The Survey accused them of biasness, saying India is a clear outlier on several parameters, and this has been the case during the last two decades. “The Survey’s findings are consistent with a large academic literature that highlights bias and subjectivity in sovereign credit ratings, especially against countries with lower ratings.”

India has in the past criticised sovereign rating agencies like Moody’s and S&P. The central government had criticised Moody’s last year for downgrading India to the lowest investment grade with a negative watch.

“Credit ratings map the probability of default and therefore reflect the willingness and ability of the borrower to meet its obligations. India’s willingness to pay is unquestionably demonstrated through its zero sovereign default history,” the Survey said.

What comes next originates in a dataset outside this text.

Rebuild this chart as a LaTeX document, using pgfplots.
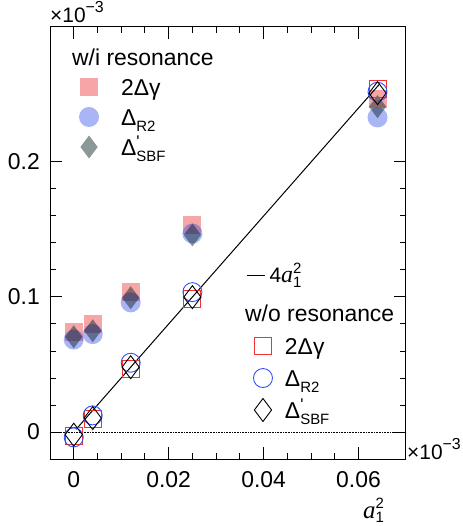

“India’s ability to pay can be gauged not only by the extremely low foreign currency denominated debt of the sovereign but also by the comfortable size of its foreign exchange reserves that can pay for the short term debt of the private sector as well as the entire stock of India’s external debt including that of the private sector.”

The Survey also indicated that investors have also ignored the sovereign ratings actions by agencies as these have not had a major adverse impact on select indicators such as Sensex return, foreign exchange rate and yield on government securities.

However, the Survey accepted that despite ratings not reflecting fundamentals, noisy, opaque and biased credit ratings damage FPI flows.

It called for engaging with credit rating agencies to make the case that their methodology must be corrected to reflect economies’ ability and willingness to pay their external obligations.